How the acido-basic properties of Mg silicates and clays govern the catalytic mechanism of transesterification reactions

Abstract

This study aims to investigate the relationship between the acido-basic properties of magnesium silicates and the mechanism of transesterification (TE) reactions in the liquid phase. Transesterification of ethyl acetate (AcOEt) with methanol (MeOH) was studied and the acido-basic properties of the catalysts were probed thanks to the model reaction of 2-methyl-but-3-yn-2-ol conversion. A commercial magnesium silicate (Magnesol®) and a clay (LAPONITE®) exhibit the best catalytic performances while they have different acido-basic properties: acid and basic sites are revealed for Magnesol® whereas LAPONITE® exhibits mainly basic sites. To highlight this difference in behaviours, the role of water in the catalytic activity of LAPONITE® was considered and compared to the results previously obtained in the case of Magnesol®. This study underlines that like on basic catalysts, LAPONITE® is poisoned by water molecules adsorbed on its surface. In contrast, in the case of Magnesol®, the presence of water adsorbed on the surface of this material is beneficial in terms of its catalytic activity. Furthermore, a kinetic study was performed in order to reveal the reaction mechanism involved in the TE on these two catalysts. According to the experimental kinetic data, the TE reaction on bifunctional catalysts such as Magnesol® obeys the Langmuir–Hinshelwood mechanism involving the adsorption of AcOEt on acid sites while MeOH on basic sites.
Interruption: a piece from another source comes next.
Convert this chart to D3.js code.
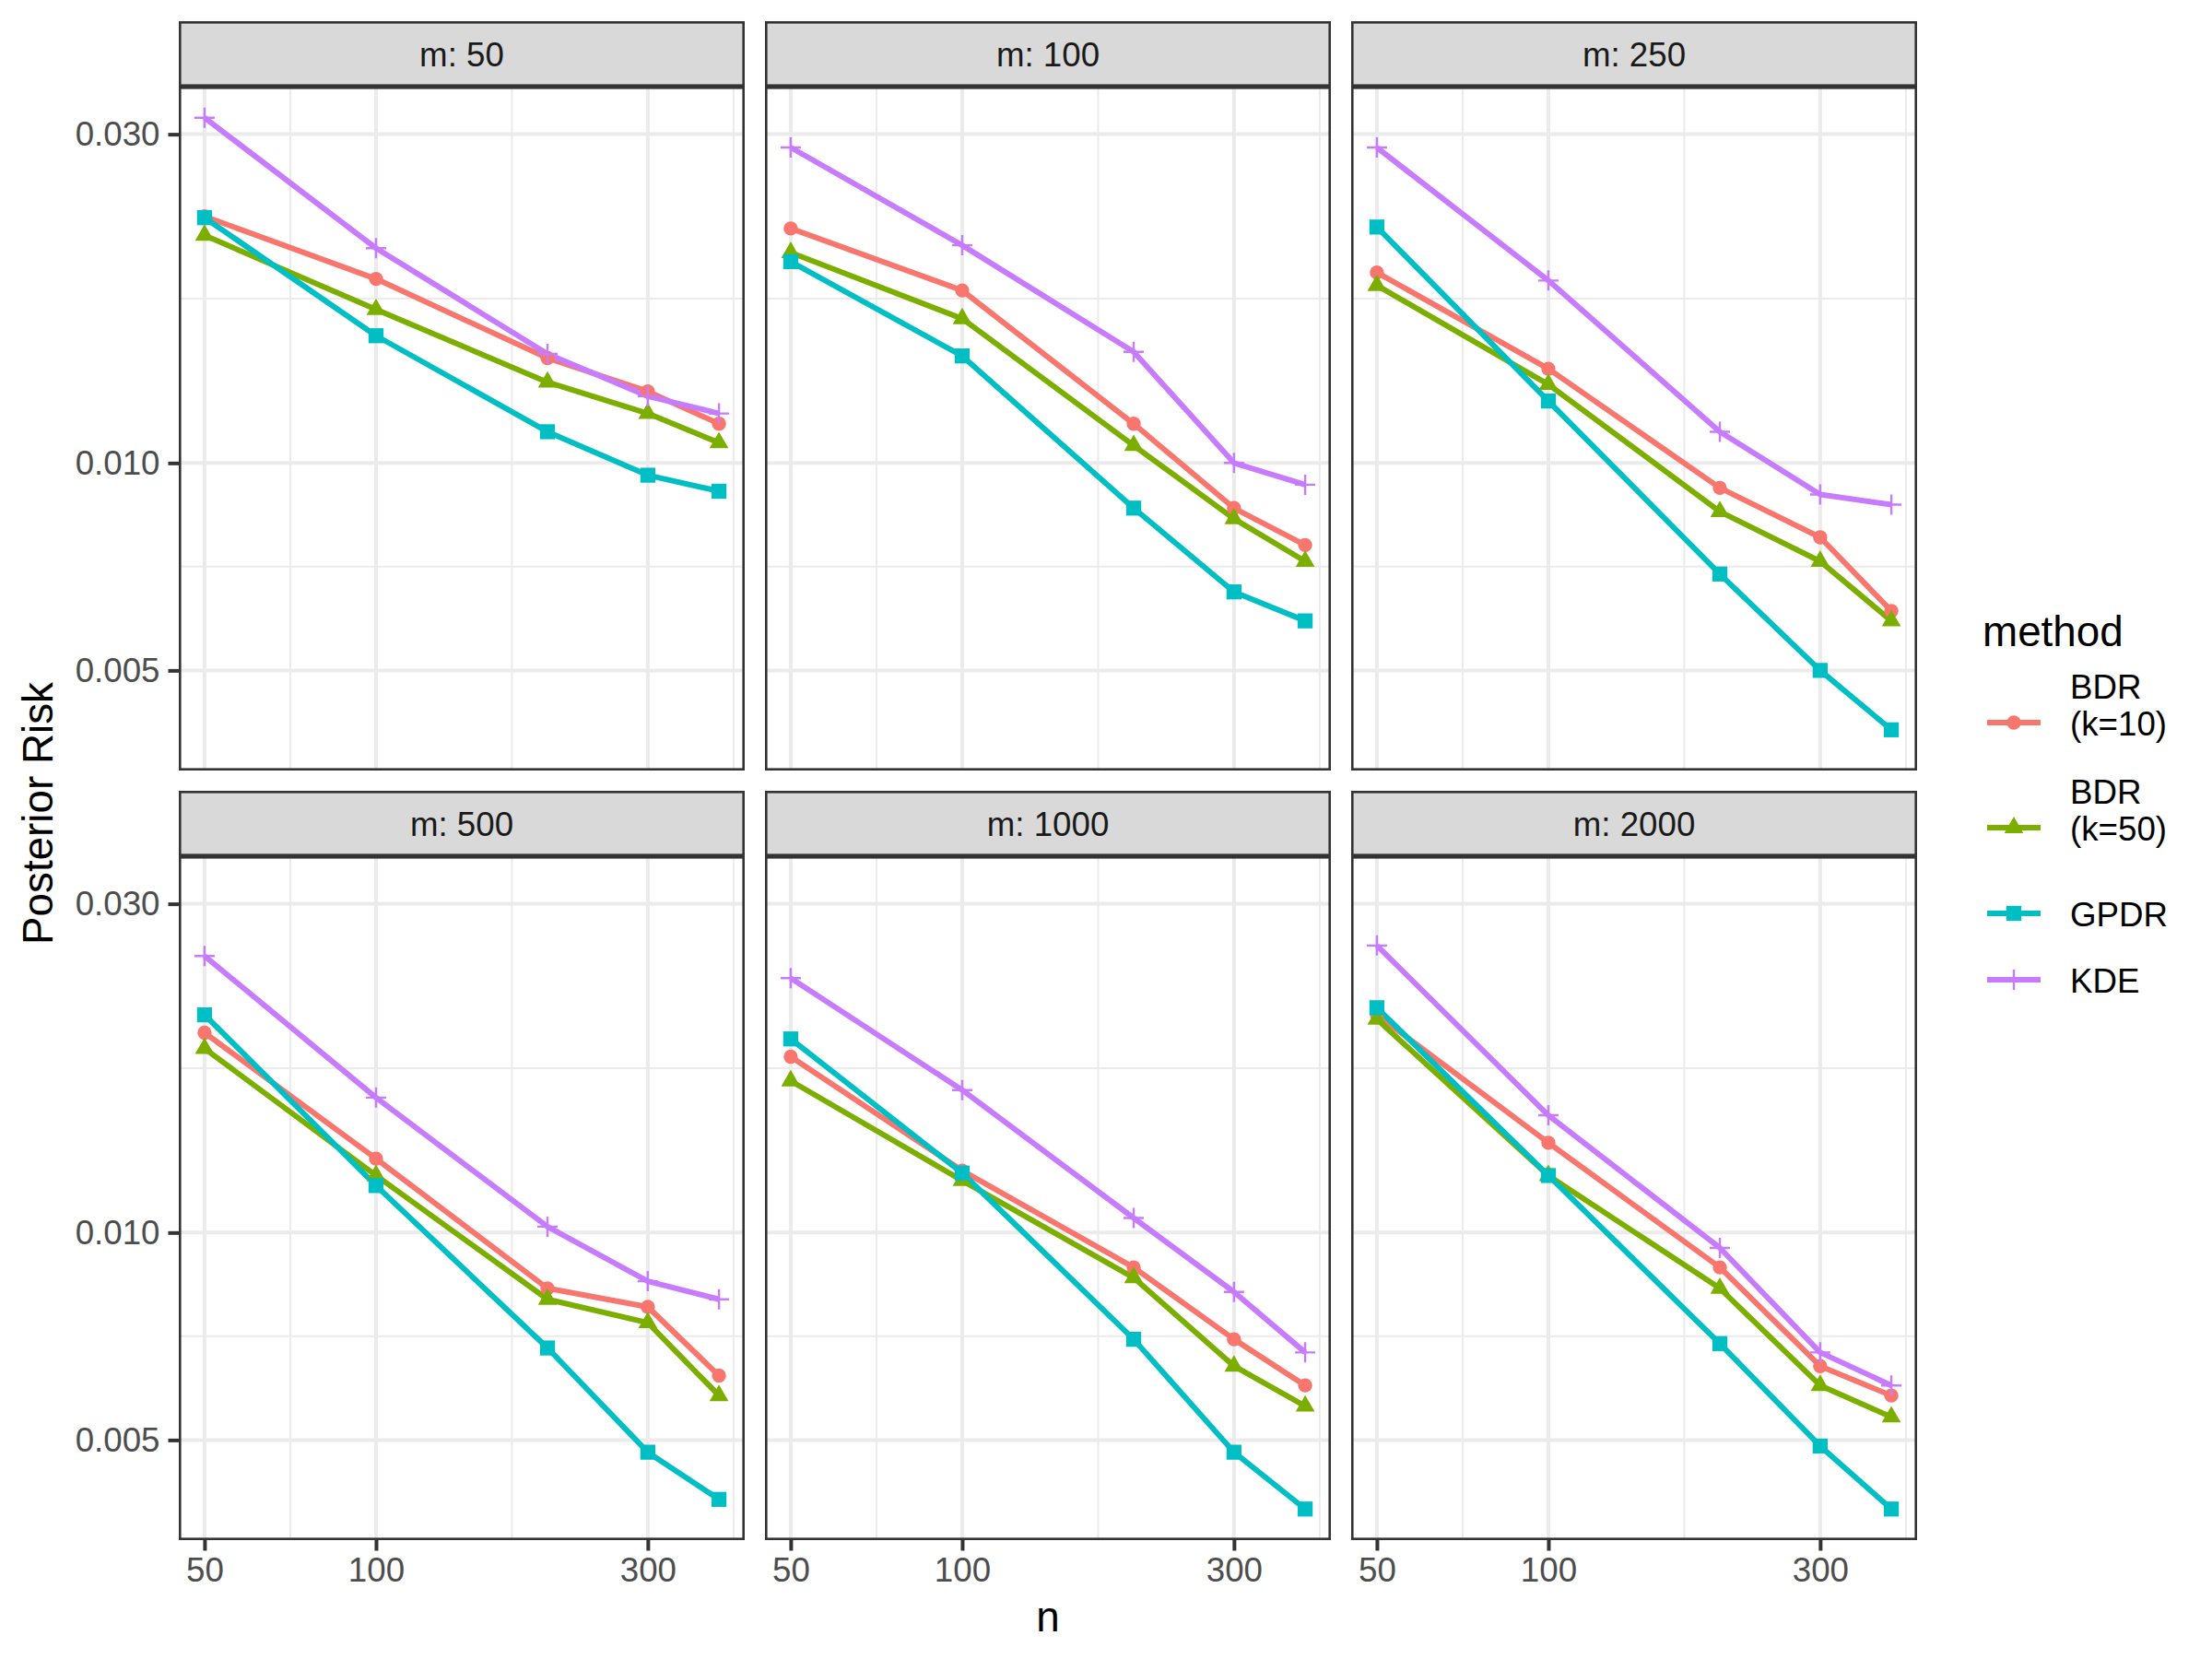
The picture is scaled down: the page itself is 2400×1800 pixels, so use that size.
<!DOCTYPE html>
<html>
<head>
<meta charset="utf-8">
<script src="https://cdn.jsdelivr.net/npm/d3@7"></script>
<style>
  html, body { margin: 0; padding: 0; background: #fff; }
  svg { display: block; font-family: 'Liberation Sans', Arial, sans-serif; }
</style>
</head>
<body>
<svg id="chart"></svg>
<script>
const nValues = [50, 100, 200, 300, 400];
const mValues = [50, 100, 250, 500, 1000, 2000];
const methods = ['BDR\n(k=10)', 'BDR\n(k=50)', 'GPDR', 'KDE'];

// posterior risk, one row per m (same order as mValues), one column per n
const riskBDR10 = [
  [0.0228, 0.0185, 0.0142, 0.0127, 0.0114],
  [0.0219, 0.0178, 0.0114, 0.0086, 0.0076],
  [0.0189, 0.0137, 0.0092, 0.0078, 0.0061],
  [0.0195, 0.0128, 0.0083, 0.0078, 0.0062],
  [0.0180, 0.0123, 0.0089, 0.0070, 0.0060],
  [0.0207, 0.0135, 0.0089, 0.0064, 0.0058]
];
const riskBDR50 = [
  [0.0214, 0.0167, 0.0131, 0.0118, 0.0107],
  [0.0202, 0.0162, 0.0106, 0.0083, 0.0072],
  [0.0181, 0.0130, 0.0085, 0.0072, 0.0059],
  [0.0185, 0.0121, 0.0080, 0.0074, 0.0058],
  [0.0166, 0.0119, 0.0086, 0.0064, 0.0056],
  [0.0204, 0.0121, 0.0083, 0.0060, 0.0054]
];
const riskGPDR = [
  [0.0227, 0.0153, 0.0111, 0.0096, 0.0091],
  [0.0196, 0.0143, 0.0086, 0.0065, 0.0059],
  [0.0220, 0.0123, 0.0069, 0.0050, 0.0041],
  [0.0207, 0.0117, 0.0068, 0.0048, 0.0041],
  [0.0191, 0.0122, 0.0070, 0.0048, 0.00397],
  [0.0212, 0.0121, 0.0069, 0.0049, 0.00397]
];
const riskKDE = [
  [0.0317, 0.0205, 0.0144, 0.0125, 0.0118],
  [0.0287, 0.0207, 0.0145, 0.0100, 0.0093],
  [0.0287, 0.0184, 0.0111, 0.0090, 0.0087],
  [0.0252, 0.0157, 0.0102, 0.0085, 0.0080],
  [0.0234, 0.0161, 0.0105, 0.0082, 0.0067],
  [0.0261, 0.0148, 0.0095, 0.0067, 0.0060]
];

const xTicks = [50, 100, 300];
const yTicks = [0.005, 0.010, 0.030];

const WIDTH   = 2400;
const HEIGHT  = 1800;
const PANEL_W = 614;
const PANEL_H = 742;
const STRIP_H = 71;
const GAP     = 22;
const LEFT    = 194;
const TOP     = 23;
const COLS    = 3;

const COLORS = ['#F8766D', '#7CAE00', '#00BFC4', '#C77CFF'];
const SHAPES = ['circle', 'triangle', 'square', 'plus'];
const LINE_W = 6;
const GRID_W = 4;
const AXIS_FONT  = 36.7;
const TITLE_FONT = 45.8;

const series = [riskBDR10, riskBDR50, riskGPDR, riskKDE];

const svg = d3.select('#chart')
  .attr('width', WIDTH)
  .attr('height', HEIGHT)
  .attr('viewBox', `0 0 ${WIDTH} ${HEIGHT}`);

svg.append('rect').attr('width', WIDTH).attr('height', HEIGHT).attr('fill', '#fff');

// ggplot style 5% expansion on the log scale
function expandLog(extent, mult = 0.05) {
  const lo = Math.log10(extent[0]), hi = Math.log10(extent[1]);
  const pad = (hi - lo) * mult;
  return [10 ** (lo - pad), 10 ** (hi + pad)];
}

// minor breaks: midpoints (in log space) between major breaks, extended by one step
function minorBreaks(scale, breaks) {
  const logs = breaks.map(Math.log10);
  const step = logs[1] - logs[0];
  const ext = [logs[0] - step, ...logs, logs[logs.length - 1] + step];
  const [d0, d1] = scale.domain();
  return d3.pairs(ext)
    .map(([a, b]) => 10 ** ((a + b) / 2))
    .filter(v => v > d0 && v < d1);
}

const x = d3.scaleLog()
  .domain(expandLog(d3.extent(nValues)))
  .range([0, PANEL_W]);

const y = d3.scaleLog()
  .domain(expandLog(d3.extent(series.flat(2))))
  .range([PANEL_H, 0]);

const color = d3.scaleOrdinal(methods, COLORS);

const line = d3.line()
  .x(d => x(d.n))
  .y(d => y(d.risk));

function drawMarker(sel, shape, fill) {
  if (shape === 'plus') {
    sel.append('path')
      .attr('d', 'M-11,0H11M0,-11V11')
      .attr('fill', 'none')
      .attr('stroke', fill)
      .attr('stroke-width', 2.4);
    return;
  }
  const type = { circle: d3.symbolCircle, triangle: d3.symbolTriangle, square: d3.symbolSquare }[shape];
  const size = { circle: 185, triangle: 185, square: 265 }[shape];
  sel.append('path')
    .attr('d', d3.symbol(type, size)())
    .attr('fill', fill);
}

function styleAxis(g) {
  g.attr('font-family', null).attr('font-size', null);
  g.select('.domain').remove();
  g.selectAll('.tick line').attr('stroke', '#333333').attr('stroke-width', GRID_W);
  g.selectAll('.tick text').attr('fill', '#4D4D4D').attr('font-size', AXIS_FONT);
}

const yMinor = minorBreaks(y, yTicks);
const xMinor = minorBreaks(x, xTicks);
const rows = Math.ceil(mValues.length / COLS);

mValues.forEach((m, i) => {
  const col = i % COLS;
  const row = Math.floor(i / COLS);
  const px = LEFT + col * (PANEL_W + GAP);
  const sy = TOP + row * (STRIP_H + PANEL_H + GAP);
  const py = sy + STRIP_H;

  // strip
  const strip = svg.append('g').attr('transform', `translate(${px},${sy})`);
  strip.append('rect')
    .attr('x', 1.3).attr('y', 1.3)
    .attr('width', PANEL_W - 2.6).attr('height', STRIP_H - 2.6)
    .attr('fill', '#D9D9D9')
    .attr('stroke', '#333333')
    .attr('stroke-width', 2.6);
  strip.append('text')
    .attr('x', PANEL_W / 2)
    .attr('y', 49)
    .attr('text-anchor', 'middle')
    .attr('font-size', AXIS_FONT)
    .attr('fill', '#1A1A1A')
    .text(`m: ${m}`);

  // panel
  const panel = svg.append('g').attr('transform', `translate(${px},${py})`);
  panel.append('rect').attr('width', PANEL_W).attr('height', PANEL_H).attr('fill', '#fff');

  const grid = [
    { vals: xMinor, w: GRID_W / 2, vertical: true },
    { vals: yMinor, w: GRID_W / 2, vertical: false },
    { vals: xTicks, w: GRID_W, vertical: true },
    { vals: yTicks, w: GRID_W, vertical: false }
  ];
  grid.forEach(gr => {
    panel.selectAll(null)
      .data(gr.vals)
      .enter().append('line')
        .attr('x1', d => gr.vertical ? x(d) : 0)
        .attr('x2', d => gr.vertical ? x(d) : PANEL_W)
        .attr('y1', d => gr.vertical ? 0 : y(d))
        .attr('y2', d => gr.vertical ? PANEL_H : y(d))
        .attr('stroke', '#EBEBEB')
        .attr('stroke-width', gr.w);
  });

  const panelSeries = methods.map((name, k) => ({
    name,
    shape: SHAPES[k],
    points: nValues.map((n, j) => ({ n, risk: series[k][i][j] }))
  }));

  panel.selectAll('.series-line')
    .data(panelSeries)
    .enter().append('path')
      .attr('class', 'series-line')
      .attr('d', d => line(d.points))
      .attr('fill', 'none')
      .attr('stroke', d => color(d.name))
      .attr('stroke-width', LINE_W)
      .attr('stroke-linejoin', 'round');

  panelSeries.forEach(s => {
    panel.selectAll(null)
      .data(s.points)
      .enter().append('g')
        .attr('transform', d => `translate(${x(d.n)},${y(d.risk)})`)
        .each(function () { drawMarker(d3.select(this), s.shape, color(s.name)); });
  });

  panel.append('rect')
    .attr('x', 1.3).attr('y', 1.3)
    .attr('width', PANEL_W - 2.6).attr('height', PANEL_H - 2.6)
    .attr('fill', 'none')
    .attr('stroke', '#333333')
    .attr('stroke-width', 2.6);

  if (col === 0) {
    svg.append('g')
      .attr('transform', `translate(${px},${py})`)
      .call(d3.axisLeft(y).tickValues(yTicks).tickFormat(d3.format('.3f')).tickSize(11.5).tickPadding(9))
      .call(styleAxis);
  }
  if (row === rows - 1) {
    svg.append('g')
      .attr('transform', `translate(${px},${py + PANEL_H})`)
      .call(d3.axisBottom(x).tickValues(xTicks).tickFormat(d3.format('d')).tickSize(11.5).tickPadding(7))
      .call(styleAxis);
  }
});

// axis titles
const panelsRight = LEFT + COLS * PANEL_W + (COLS - 1) * GAP;
const plotBottom = TOP + rows * (STRIP_H + PANEL_H) + (rows - 1) * GAP;

svg.append('text')
  .attr('x', (LEFT + panelsRight) / 2)
  .attr('y', plotBottom + 99)
  .attr('text-anchor', 'middle')
  .attr('font-size', TITLE_FONT)
  .attr('fill', '#000')
  .text('n');

svg.append('text')
  .attr('transform', `translate(57,${(TOP + STRIP_H + plotBottom) / 2}) rotate(-90)`)
  .attr('text-anchor', 'middle')
  .attr('font-size', TITLE_FONT)
  .attr('fill', '#000')
  .text('Posterior Risk');

// legend
const legend = svg.append('g').attr('transform', `translate(${panelsRight + 71},0)`);
legend.append('text')
  .attr('x', 0)
  .attr('y', 701)
  .attr('font-size', TITLE_FONT)
  .attr('fill', '#000')
  .text('method');

let legendTop = 727;
methods.forEach((name, k) => {
  const lines = name.split('\n');
  const h = lines.length > 1 ? 114 : 72;
  const cy = legendTop + h / 2;
  const item = legend.append('g').attr('transform', `translate(0,${cy})`);
  item.append('line')
    .attr('x1', 5).attr('x2', 63)
    .attr('stroke', color(name))
    .attr('stroke-width', LINE_W);
  item.append('g')
    .attr('transform', 'translate(34,0)')
    .call(g => drawMarker(g, SHAPES[k], color(name)));
  item.append('text')
    .attr('font-size', AXIS_FONT)
    .attr('fill', '#000')
    .selectAll('tspan')
    .data(lines)
    .enter().append('tspan')
      .attr('x', 95)
      .attr('y', (d, j) => 14 - 40 * (lines.length - 1 - j))
      .text(d => d);
  legendTop += h;
});
</script>
</body>
</html>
Contrariwise, on mainly basic materials such as LAPONITE® the TE reaction obeys the Eley–Rideal mechanism, being the reaction of adsorbed MeOH with ethyl acetate in the liquid phase. Better performance of LAPONITE® in the TE of a longer carbon chain ester (ethyl butanoate) seems to confirm this kinetic study which shows that the ester does not need to adsorb.